Bisexuality poses special challenges for marriage. Before you resist that "label" I think it's important if you're going to save your marriage that you acknowledge the fact that your husband is attracted to men as well as women....and what kind of complex challenges that actually creates. Part of the involves and inability for either sex to completely replace the experience of the other. I am very skeptical that his friendships with gay men partially revolve around this need. You cannot offer him what a man can offer him...nor can a man provide what you do. That creates the need for good boundaries with BOTH sexes rather than only one. What I mean is that under most circumstances, sexual boundaries are only necessary for one gender...but in your marriage...you will need them for both genders. How does that translate into H having homosexual friends? Well, it would mean that he would use the same precautions and safeguards that most men would normally just use for women. Those precautions would include "not" going out socially with them unless you are present (I certainly would not feel comfortable if my husband went out with a bunch of women and not me). Friends of any sex in your unique situation are not safe unless they are also friends of the marriage. His sexual orientation makes it difficult for him to expect male relationships to be realistically as safe as they would if her were strictly heterosexual....they aren't...and you shouldn't be expected to treat them as if they are.
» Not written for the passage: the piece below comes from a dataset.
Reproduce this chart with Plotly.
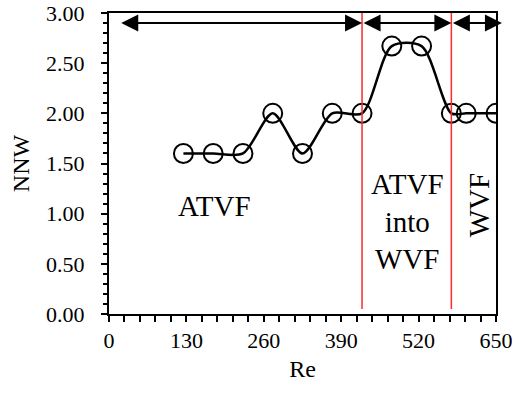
import plotly.graph_objects as go

# Reynolds number and node count
re_vals = [125, 175, 225, 275, 325, 375, 425, 475, 525, 575, 600, 650]
nnw_vals = [1.6, 1.6, 1.6, 2.0, 1.6, 2.0, 2.0, 2.67, 2.67, 2.0, 2.0, 2.0]

# Regime boundaries and spans
boundaries = [425, 575]
spans = [(18, 425), (425, 575), (575, 660)]
span_y = 2.9

x_ticks = [0, 130, 260, 390, 520, 650]
y_ticks = [0.0, 0.5, 1.0, 1.5, 2.0, 2.5, 3.0]

FONT = "Liberation Serif"
tick_font = dict(family=FONT, size=22, color="black")
title_font = dict(family=FONT, size=24, color="black")
label_font = dict(family=FONT, size=29, color="black")

fig = go.Figure()
fig.add_trace(go.Scatter(
    x=re_vals, y=nnw_vals,
    mode="lines+markers",
    line=dict(color="black", width=2.5, shape="spline", smoothing=0.8),
    marker=dict(symbol="circle-open", size=19, color="black",
                line=dict(color="black", width=2)),
    showlegend=False,
))

for b in boundaries:
    fig.add_shape(type="line", x0=b, x1=b, y0=0.05, y1=3.02,
                  xref="x", yref="y", layer="above",
                  line=dict(color="#ff2a2a", width=1.5))

annotations = []
for x0, x1 in spans:
    annotations.append(dict(
        x=x1, y=span_y, ax=x0, ay=span_y, xref="x", yref="y",
        axref="x", ayref="y", text="", showarrow=True,
        arrowhead=2, startarrowhead=2, arrowside="end+start",
        arrowsize=1.7, startarrowsize=1.7, arrowwidth=2, arrowcolor="black",
    ))

annotations += [
    dict(x=178, y=1.08, text="ATVF", showarrow=False, font=label_font),
    dict(x=502, y=0.92, text="ATVF<br>into<br>WVF", showarrow=False, font=label_font),
    dict(x=621, y=1.08, text="WVF", showarrow=False, textangle=-90, font=label_font),
]

fig.update_layout(
    width=526, height=394,
    margin=dict(l=109, r=30, t=13, b=80),
    paper_bgcolor="white", plot_bgcolor="white",
    font=dict(family=FONT, size=22, color="black"),
    annotations=annotations,
    xaxis=dict(
        range=[0, 650], tickvals=x_ticks, ticktext=[str(v) for v in x_ticks],
        tickfont=tick_font, automargin=False, ticklabelstandoff=0,
        ticks="outside", ticklen=6, tickwidth=2, tickcolor="black",
        minor=dict(dtick=26, ticks="outside", ticklen=6, tickwidth=2, tickcolor="black"),
        showline=True, linecolor="black", linewidth=2, mirror=True,
        showgrid=False, zeroline=False,
        title=dict(text="Re", font=title_font, standoff=8),
    ),
    yaxis=dict(
        range=[0, 3], tickvals=y_ticks, ticktext=[f"{v:.2f}" for v in y_ticks],
        tickfont=tick_font, automargin=False, ticklabelstandoff=12,
        ticks="outside", ticklen=6, tickwidth=2, tickcolor="black",
        minor=dict(dtick=0.1, ticks="outside", ticklen=4, tickwidth=2, tickcolor="black"),
        showline=True, linecolor="black", linewidth=2, mirror=True,
        showgrid=False, zeroline=False,
        title=dict(text="NNW", font=title_font, standoff=10),
    ),
)

fig.write_html("out.html")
I will tell you as plainly as I can....that it is very difficult for bissexuals to give up the experience of either sex...so I'm finding it hard to be very encouraging...however...I don't think it's impossible if they are really committed to the marriage. He will have to decide whether having friends (who are potential sexual partners) to socialize with singly, or whether he can incorporate those friendships into the marriage...involving you, making sure they are also friends of the marriage etc. If he can't....I would be very very very cautious because the potential for more homosexual relationships is huge in this situation and carries special risks for you.